A total of 40 graduate students started the initial rounds of the NDSU competition, and Fouladi was selected from a field of six finalists. The other finalists, who each received $250, included:
• Shrinidh Joshi, pharmaceutical sciences, “Designer stem cells for the treatment of diabetic complications: The future is now.” Adviser: Yagna Jarajapu, associate professor of pharmaceutical sciences
• Cecilia Monclova-Santana, plant pathology, “Rust: a dry bean disease story in North Dakota.” Adviser: Julie Pasche, assistant professor of plant pathology
• Seseer Mou-Danha, communication, “Nothing, nothing justifies terrorism.” Adviser: Charles Okigbo, professor of communication
• Amreen Mughal, pharmaceutical sciences, “Apelin: a guardian for vascular diseases?” Adviser: Stephen O’Rourke, professor of pharmaceutical science
• Suresh Niraula, environmental and conservation sciences, “Can manure improve corn yield and reduce nitrous oxide?” Adviser: Shafiqur Rahman, associate professor of agricultural and biosystems engineering
“Our graduate students did a phenomenal job,” said Brandy Randall, associate dean of the College of Graduate and Interdisciplinary Studies. “When we have an event like this, it’s an opportunity for us all to come together to celebrate graduate education, and see the stellar talent that comes from all over the world to learn from our NDSU faculty and do work that is of regional and national significance.”

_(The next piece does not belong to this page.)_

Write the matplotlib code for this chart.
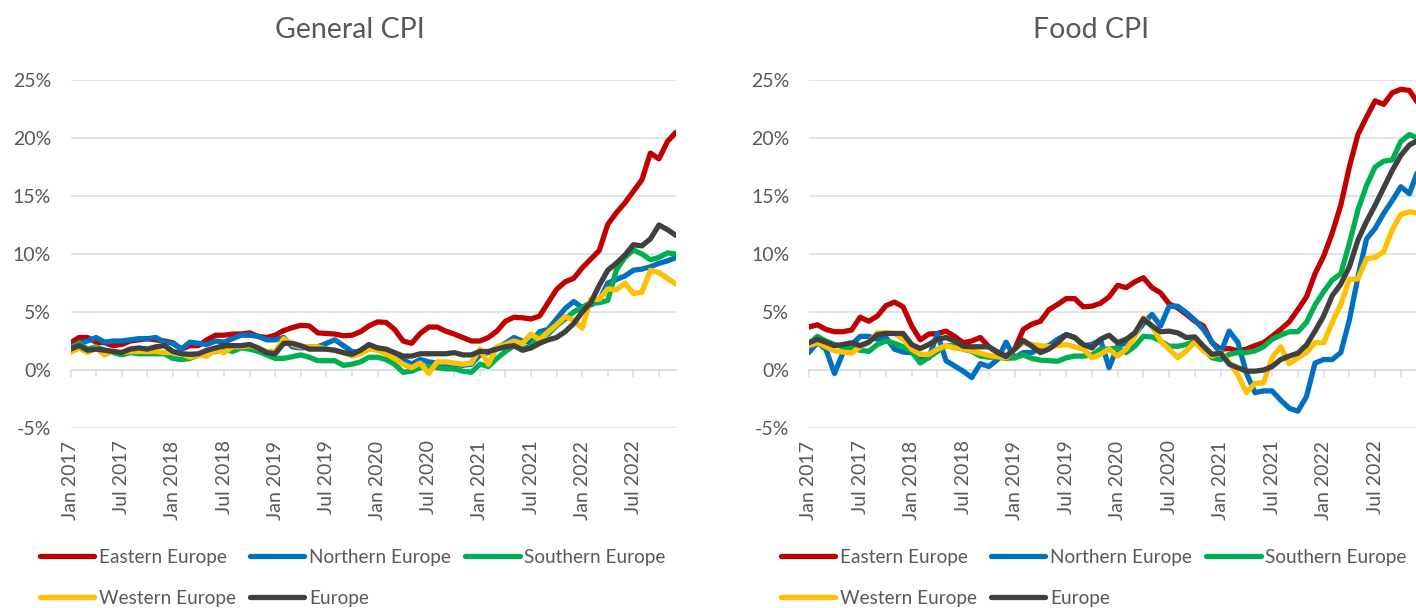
import matplotlib
matplotlib.use('Agg')
import matplotlib.pyplot as plt
import numpy as np
import pandas as pd

plt.rcParams['font.family'] = ['Lato', 'DejaVu Sans']

# monthly, Jan 2017 - Dec 2022, year-on-year change in %
months = pd.date_range('2017-01-01', periods=72, freq='MS')
names = ['Eastern Europe', 'Northern Europe', 'Southern Europe', 'Western Europe', 'Europe']
colors = ['#C00000', '#0070C0', '#00B050', '#FFC000', '#404040']

gen_eastern = [2.35, 2.8, 2.8, 2.4, 2.35, 2.1, 2.2, 2.5, 2.6, 2.7, 2.6, 2.5,
               2.35, 1.8, 2.1, 2.1, 2.6, 3.0, 3.0, 3.1, 3.1, 3.2, 2.9, 2.8,
               3.0, 3.4, 3.65, 3.85, 3.8, 3.2, 3.15, 3.1, 2.95, 3.0, 3.3, 3.8,
               4.15, 4.1, 3.5, 2.5, 2.3, 3.15, 3.7, 3.7, 3.35, 3.1, 2.8, 2.5,
               2.5, 2.8, 3.35, 4.2, 4.55, 4.5, 4.4, 4.65, 5.8, 6.95, 7.6, 7.9,
               8.8, 9.55, 10.3, 12.55, 13.55, 14.4, 15.4, 16.4, 18.7, 18.2, 19.7, 20.5]
gen_northern = [2.0, 2.3, 2.5, 2.8, 2.4, 2.5, 2.5, 2.6, 2.7, 2.7, 2.8, 2.4,
                2.3, 1.8, 2.4, 2.3, 2.2, 2.5, 2.4, 2.7, 3.0, 3.0, 2.9, 2.6,
                2.6, 2.8, 2.0, 1.9, 2.0, 2.0, 2.3, 2.6, 2.1, 1.6, 1.5, 1.8,
                1.9, 1.7, 1.4, 0.9, 0.5, 0.9, 0.7, 0.6, 0.5, 0.5, 0.4, 0.5,
                1.3, 1.5, 1.9, 2.3, 2.8, 2.5, 2.4, 3.3, 3.5, 4.4, 5.3, 5.9,
                5.4, 5.6, 6.0, 7.5, 7.8, 8.1, 8.6, 8.7, 8.9, 9.2, 9.4, 9.7]
gen_southern = [1.9, 2.3, 1.8, 2.0, 1.7, 1.5, 1.3, 1.5, 1.4, 1.4, 1.4, 1.4,
                1.0, 0.9, 1.0, 1.3, 1.5, 1.6, 1.8, 1.6, 1.9, 1.8, 1.6, 1.3,
                1.0, 1.0, 1.15, 1.3, 1.1, 0.8, 0.8, 0.8, 0.4, 0.5, 0.7, 1.1,
                1.1, 0.9, 0.5, -0.2, -0.1, 0.2, 0.3, 0.2, 0.1, 0.1, -0.1, -0.2,
                0.5, 0.3, 1.0, 1.6, 2.1, 1.8, 2.1, 3.0, 3.1, 3.8, 4.4, 5.0,
                5.4, 5.8, 5.8, 6.0, 8.6, 9.7, 10.35, 10.0, 9.5, 9.7, 10.1, 10.0]
gen_western = [1.5, 1.9, 1.5, 1.9, 1.3, 1.6, 1.5, 1.6, 1.6, 1.6, 1.6, 1.5,
               1.5, 1.4, 1.1, 1.3, 1.2, 1.7, 1.5, 2.0, 2.0, 2.1, 1.9, 1.6,
               1.6, 2.7, 2.2, 2.0, 2.0, 2.0, 1.8, 1.7, 1.5, 1.2, 1.4, 1.8,
               1.7, 1.4, 1.0, 0.5, 0.2, 0.6, -0.3, 0.7, 0.7, 0.6, 0.5, 0.6,
               1.8, 0.5, 2.0, 2.2, 2.5, 2.3, 3.1, 2.6, 3.3, 3.9, 4.6, 4.3,
               3.6, 6.1, 6.1, 7.0, 6.9, 7.5, 6.6, 6.7, 8.6, 8.4, 7.9, 7.4]
gen_europe = [1.8, 2.1, 1.7, 1.8, 1.7, 1.6, 1.5, 1.8, 1.9, 1.8, 2.0, 2.1,
              1.6, 1.4, 1.35, 1.4, 1.7, 1.9, 2.1, 2.1, 2.1, 2.2, 1.9, 1.5,
              1.4, 2.3, 2.3, 2.1, 1.8, 1.8, 1.8, 1.7, 1.5, 1.35, 1.7, 2.2,
              1.9, 1.8, 1.5, 1.2, 1.2, 1.4, 1.4, 1.4, 1.4, 1.5, 1.3, 1.3,
              1.6, 1.6, 1.8, 2.0, 2.1, 1.7, 1.9, 2.3, 2.6, 2.8, 3.3, 4.0,
              5.0, 5.8, 7.3, 8.6, 9.2, 9.9, 10.8, 10.7, 11.3, 12.5, 12.1, 11.6]

food_eastern = [3.7, 3.9, 3.5, 3.3, 3.3, 3.45, 4.55, 4.2, 4.65, 5.55, 5.85, 5.45,
                3.8, 2.6, 3.1, 3.15, 3.35, 2.9, 2.35, 2.5, 2.8, 2.0, 1.55, 1.2,
                1.8, 3.5, 3.95, 4.2, 5.2, 5.65, 6.15, 6.15, 5.45, 5.5, 5.75, 6.3,
                7.3, 7.1, 7.6, 7.95, 7.1, 6.65, 5.7, 5.35, 4.8, 4.2, 3.8, 2.35,
                1.8, 1.85, 1.65, 1.8, 2.1, 2.35, 2.9, 3.5, 4.15, 5.2, 6.3, 8.3,
                9.8, 11.8, 14.2, 17.5, 20.3, 21.8, 23.2, 22.9, 23.9, 24.2, 24.1, 23.0]
food_northern = [1.5, 2.35, 1.8, -0.3, 1.5, 2.2, 2.9, 2.9, 2.65, 2.8, 1.8, 1.55,
                 1.5, 0.9, 1.05, 3.15, 0.8, 0.35, -0.1, -0.65, 0.55, 0.3, 0.9, 2.4,
                 1.05, 1.5, 1.5, 1.9, 2.1, 2.65, 3.05, 2.8, 2.1, 2.2, 2.6, 0.2,
                 2.05, 2.35, 3.05, 4.0, 4.8, 3.8, 5.5, 5.5, 4.95, 4.3, 3.5, 2.4,
                 1.5, 3.35, 2.4, -0.25, -1.95, -1.8, -1.8, -2.6, -3.3, -3.55, -2.3, 0.6,
                 0.9, 0.9, 1.5, 4.3, 8.0, 11.3, 12.2, 13.5, 14.6, 15.8, 15.2, 17.2]
food_southern = [2.2, 2.9, 2.5, 2.2, 2.0, 1.9, 1.7, 1.6, 2.2, 2.5, 2.3, 2.0,
                 1.6, 0.6, 1.1, 1.6, 2.1, 2.1, 1.8, 1.6, 1.2, 1.1, 1.1, 1.0,
                 1.05, 1.3, 1.0, 0.85, 0.8, 0.75, 1.05, 1.2, 1.2, 1.3, 1.8, 1.8,
                 1.9, 1.5, 2.05, 2.9, 2.85, 2.5, 2.05, 2.05, 2.2, 2.5, 1.8, 1.05,
                 0.9, 1.35, 1.5, 1.5, 1.65, 2.0, 2.65, 3.0, 3.3, 3.3, 4.1, 5.6,
                 6.75, 7.75, 8.3, 10.9, 13.8, 15.9, 17.5, 18.0, 18.1, 19.7, 20.3, 20.0]
food_western = [2.1, 2.35, 2.0, 1.65, 1.55, 1.45, 2.0, 2.4, 3.2, 3.2, 3.15, 2.65,
                1.8, 1.35, 1.35, 1.8, 2.1, 1.9, 1.8, 1.65, 1.45, 1.25, 1.15, 1.05,
                1.8, 2.35, 2.2, 2.1, 2.0, 2.1, 2.2, 2.0, 1.8, 1.05, 1.35, 1.8,
                1.2, 1.8, 2.9, 4.5, 3.8, 2.5, 1.8, 1.05, 1.65, 2.4, 1.65, 1.2,
                1.5, 0.65, -0.4, -1.95, -1.15, -1.1, 1.05, 2.0, 0.55, 1.05, 1.5, 2.35,
                2.35, 4.1, 5.65, 7.8, 7.85, 9.6, 9.7, 10.2, 12.1, 13.4, 13.65, 13.5]
food_europe = [2.35, 2.65, 2.4, 2.1, 2.2, 2.35, 2.1, 2.4, 3.05, 3.15, 3.15, 3.15,
               2.2, 1.85, 2.2, 2.65, 2.8, 2.5, 2.05, 2.0, 2.0, 2.0, 1.5, 1.15,
               1.8, 2.55, 2.05, 1.5, 1.8, 2.35, 3.05, 2.8, 2.2, 1.9, 2.65, 3.0,
               2.35, 2.65, 3.2, 4.4, 3.8, 3.3, 3.35, 3.2, 2.8, 2.85, 2.05, 1.35,
               1.45, 0.5, 0.2, -0.1, -0.1, 0.0, 0.3, 0.9, 1.2, 1.45, 2.15, 3.35,
               4.65, 6.4, 7.4, 8.9, 11.2, 12.8, 14.2, 15.7, 17.2, 18.5, 19.4, 19.8]

general = [gen_eastern, gen_northern, gen_southern, gen_western, gen_europe]
food = [food_eastern, food_northern, food_southern, food_western, food_europe]

text_col = '#595959'
grid_col = '#D9DCE3'
W, H = 1416, 608

fig = plt.figure(figsize=(W / 100, H / 100), dpi=100)


def draw_panel(rect, series, title, title_x, leg_x):
    ax = fig.add_axes(rect)
    x = np.arange(len(months))
    lines = []
    for name, vals, col in zip(names, series, colors):
        ln, = ax.plot(x, vals, color=col, lw=3.8, label=name,
                      solid_joinstyle='round', solid_capstyle='round')
        lines.append(ln)
    ax.set_xlim(0, len(months) - 1)
    ax.set_ylim(-5, 25)
    ax.set_yticks(range(-5, 30, 5))
    ax.yaxis.set_major_formatter(lambda v, p: f'{v:.0f}%')
    ax.grid(axis='y', color=grid_col, lw=1.1)
    ax.set_axisbelow(True)
    for s in ['top', 'right', 'left']:
        ax.spines[s].set_visible(False)
    # horizontal axis crosses at 0
    ax.spines['bottom'].set_position(('data', 0))
    ax.spines['bottom'].set_color(grid_col)
    ax.spines['bottom'].set_linewidth(1.1)
    ax.spines['bottom'].set_zorder(1)
    ax.set_xticks(x[::3])
    ax.tick_params(axis='x', length=5, width=1.1, color=grid_col, labelbottom=False)
    ax.tick_params(axis='y', length=0, pad=14, labelsize=14, labelcolor=text_col)

    # date labels sit under the plot area
    sec = ax.secondary_xaxis('bottom')
    sec.set_xticks(x[::6], months[::6].strftime('%b %Y'))
    sec.tick_params(length=0, pad=9, labelsize=14, labelcolor=text_col, labelrotation=90)
    sec.spines['bottom'].set_visible(False)

    fig.text(title_x / W, 1 - 30 / H, title, ha='center', va='center',
             fontsize=20.5, color=text_col)

    order = [0, 3, 1, 4, 2]
    ax.legend([lines[i] for i in order], [names[i] for i in order], ncol=3,
              loc='upper left', bbox_to_anchor=(leg_x / W, 1 - 549 / H),
              bbox_transform=fig.transFigure, frameon=False, fontsize=13.7,
              labelcolor=text_col, handlelength=2.85, handletextpad=0.25,
              columnspacing=0.75, labelspacing=1.25, borderpad=0, borderaxespad=0)
    return ax


bottom = 1 - 428 / H
height = (428 - 80) / H
draw_panel([70.5 / W, bottom, (676 - 70.5) / W, height], general, 'General CPI', 350, 40)
draw_panel([808.7 / W, bottom, (1418 - 808.7) / W, height], food, 'Food CPI', 1091, 781)

fig.savefig('out.png', dpi=100)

Australia's University of Queensland developed the first Three Minute Thesis competition in 2008, and the concept has spread to institutions around the world. More than 600 universities in 63 countries now hold competitions. This is the fourth time NDSU has hosted an event.
Fouladi will go on to compete at the regional competition of the Western Association of Graduate Schools in Las Vegas on March 21.